Any figures cited during a search are preliminary. They carry no legal finality. Publishing them as established facts of evasion misrepresents the law.

4. What the Official Record Shows

4.1 Refex Industries’ SEBI Disclosures

Refex Industries filed formal disclosures with BSE and NSE on December 12 and 14, 2025. The company confirmed that operations had been initiated and that it was cooperating fully. It also stated clearly that business operations remained unaffected throughout.

The company flagged that multiple media reports contained incorrect and baseless information. This filing is on public record with the stock exchanges.

4.2 No Adverse Remarks at Conclusion

When the search concluded on December 13, 2025, Refex Industries announced that the Income Tax Department had issued no adverse remarks.

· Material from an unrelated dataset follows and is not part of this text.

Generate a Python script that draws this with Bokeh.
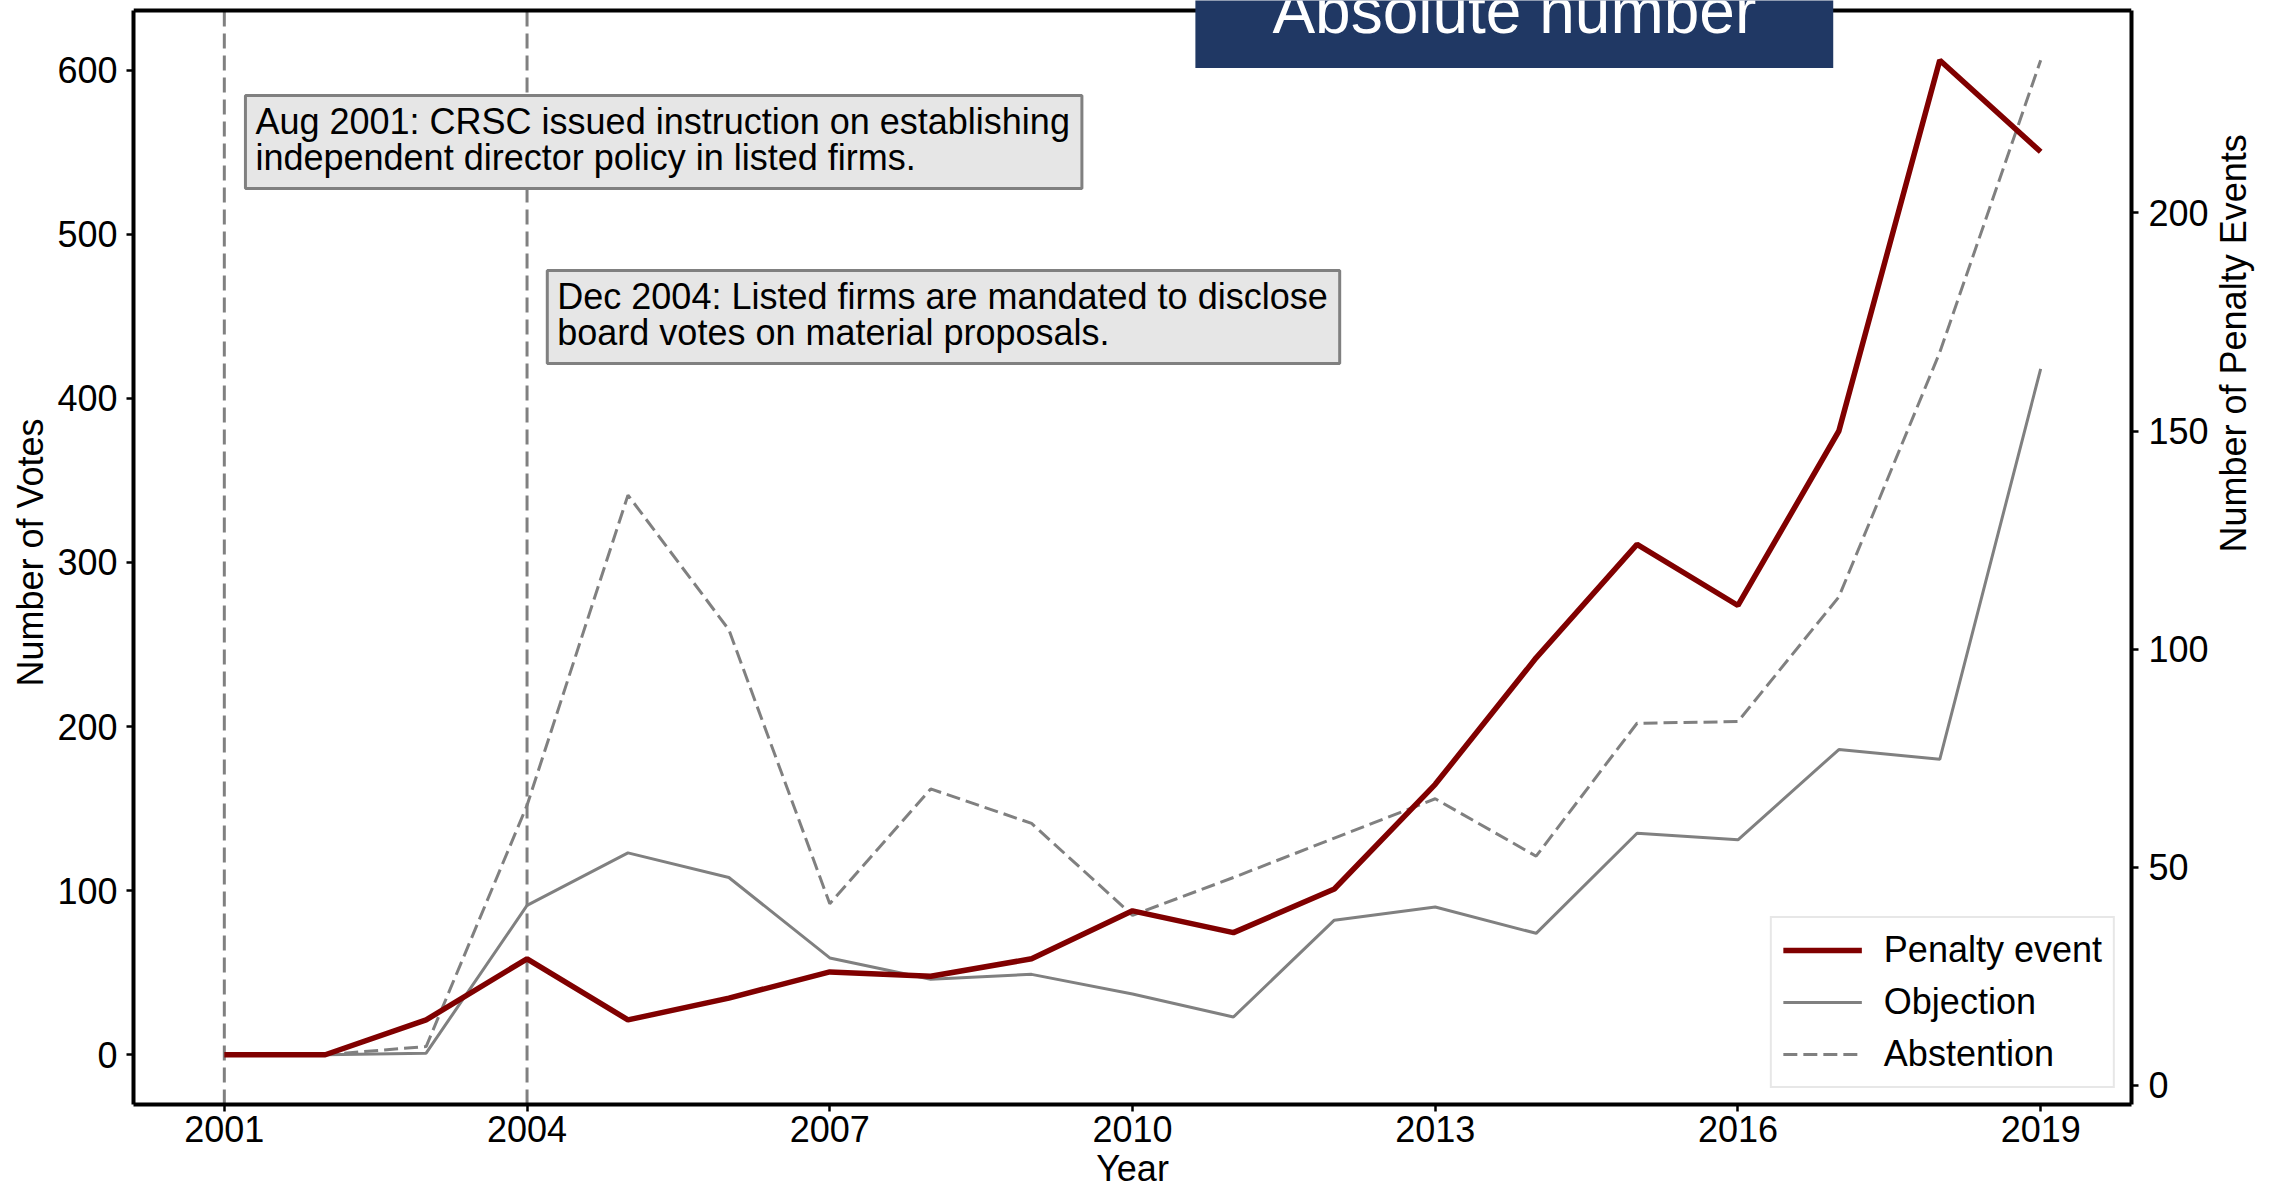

This on-record disclosure received far less media coverage than the initial reports.

Refex Industries BSE disclosure December 2025 Anil Jain Refex Industries IT raid official filing.
Refex Industries filed this disclosure with BSE on December 12, 2025, confirming the Income Tax search had begun and that business operations remained fully unaffected.

4.3 RTI Response: No Official IT Department Press Release

This is the most important fact in the entire episode. Refex Industries filed an RTI application on January 14, 2026, asking the Income Tax Department whether it had issued any press releases or official statements about the search outcome.

The Income Tax Department’s official response: no such communications were issued.

5. Due Process and Anil Jain’s Reputational Rights

5.1 The Constitutional Right to Reputation

The Supreme Court affirmed in Subramanian Swamy v. Union of India (2016) 7 SCC 221 that the right to reputation is part of Article 21 the right to life and personal liberty. This protection covers companies and their promoters.

Publishing unverified evasion figures figures the department never officially communicated can cause irreversible harm. Refex Industries lost 27% of its market value in one month on the back of reports the department later confirmed it never made.

5.2 Media Standards in Tax Search Cases

The Press Council of India’s Norms of Journalistic Conduct require that reporting be accurate and based on verified information. Attributing specific figures to anonymous sources when the department confirms it made no such statement raises serious questions about journalistic standards.

Courts have repeatedly recognised the harm of trial by media. In tax enforcement cases, the gap between a search and a final adjudicated outcome can span years. Reporting preliminary observations as verdicts denies the accused entity basic fairness.

6. The SEBI Penalty: A Separate Matter

SEBI imposed an administrative penalty of ₹10 lakh on Anil Jain for alleged trading in Refex shares during May 2023. This relates to Q4 FY2023 results that SEBI says were unpublished price-sensitive information at the time.

This is a separate administrative matter. It has no connection to the December 2025 search operations. A penalty of ₹10 lakh sits at the lower end of SEBI’s enforcement range. It is not a criminal conviction. Anil Jain can appeal before the Securities Appellate Tribunal (SAT) and thereafter the Supreme Court.

7. Impact on Retail Investors

When unverified information reaches financial media, retail investors react first and ask questions later. The Refex Industries episode shows how a stock can lose over a quarter of its value based on reports that had no official foundation.

SEBI’s LODR framework exists to protect investors from exactly this kind of information asymmetry. The RTI response confirms that investors who sold during the December crash acted on media claims the government never made. This warrants scrutiny from market regulators and the Press Council alike.

8. Conclusion

The official record on the Refex Group IT raid tells a clear story. The Income Tax Department issued no adverse remarks at the conclusion of its search. It issued no official press release at any stage. Refex Industries met all its SEBI disclosure obligations. Business operations were never interrupted.

Anil Jain and Refex Industries are entitled to due process. A search under Section 132 opens an investigation. It does not close one. The company’s conduct should be judged by adjudicated legal proceedings not by unverified media reports that even the investigating authority has distanced itself from.